Mexican party chief quits amid scandal

Humberto Moreira resigns as head of Institutional Revolutionary Party after calls for probe into his ex-aide's assets.

    Maria Cristina Diaz , right, is the new interim leader of the PRI following Humberto Moreira's, left, resignation [Reuters]

    The head of Mexico's former ruling party has resigned amid a financial scandal that is threatening to wreck the party's chances of returning to power and to rebrand itself as fraud-free.

    Humberto Moreira, who headed the Institutional Revolutionary Party (PRI), stepped down on Friday at a party meeting broadcast nationwide and intercut with live denunciations by opposition politicians.

    Moreira had widely been promoted as the face of the newly reformed PRI after he quit as governor of the northern state of Coahuila last January.

    Then, in July, the Coahuila legislature said the state's total debt was four times larger than the $700m that was reported by state officials just before Moreira stepped down.

    The ruling National Action Party (PAN) said it suspected at least some of the public money was stolen by officials, demanding a criminal investigation into the assets of one of Moreira's former aides.

    Moreira has not clearly explained the soaring debt figure, but has said repeatedly that the debt issue is being used by PAN as a smear campaign.

    "I've resigned because I'm not going to allow a media war that is trying to harm our party to continue," Moreira told party members on Friday.

    Criminal charges

    The PRI was in power for seven decades until voters angry at economic mismanagement, cronyism and corruption chose the conservative National Action Party in the 2000 presidential race.

    After a little more than a decade, Mexicans appear to widely accept the PRI's argument that it has become democratic.

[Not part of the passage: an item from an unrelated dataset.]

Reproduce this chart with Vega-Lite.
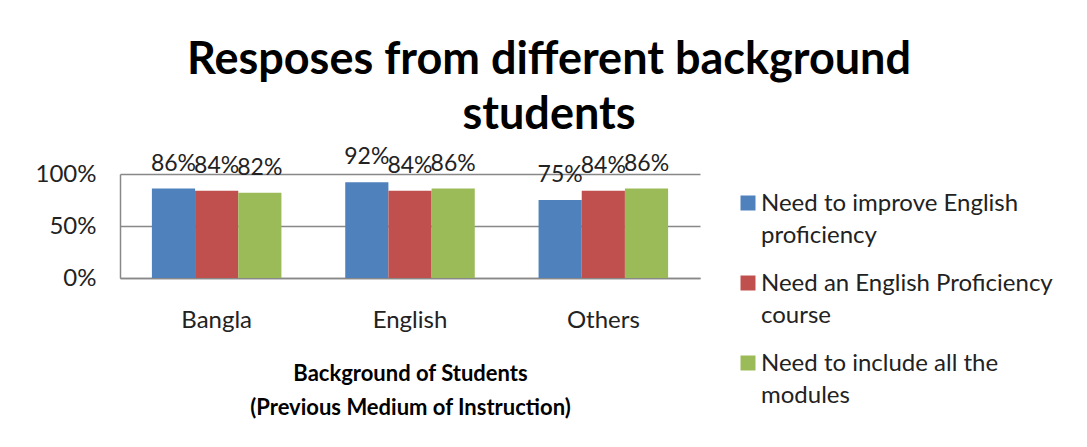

    Enrique Pena Nieto, the PRI's youthful presidential candidate and former Mexico State governor, leads potential competitors by double digits in recent opinion polls on the forthcoming elections.

    For months, Pena Nieto and other powerful PRI members stood by Moreira as their party leader, who repeatedly said he would not step down.

    Then, on Monday, Coahuila's state treasurer was arrested on suspicion of falsifying state documents that authorised the government to seek new loans - the first criminal charges in the case.

    Pena Nieto and other PRI members began distancing themselves from Moreira, and on Thursday the presidential candidate told Milenio Television that the party "clearly needed to weigh the circumstances of the weakening of our party's leader".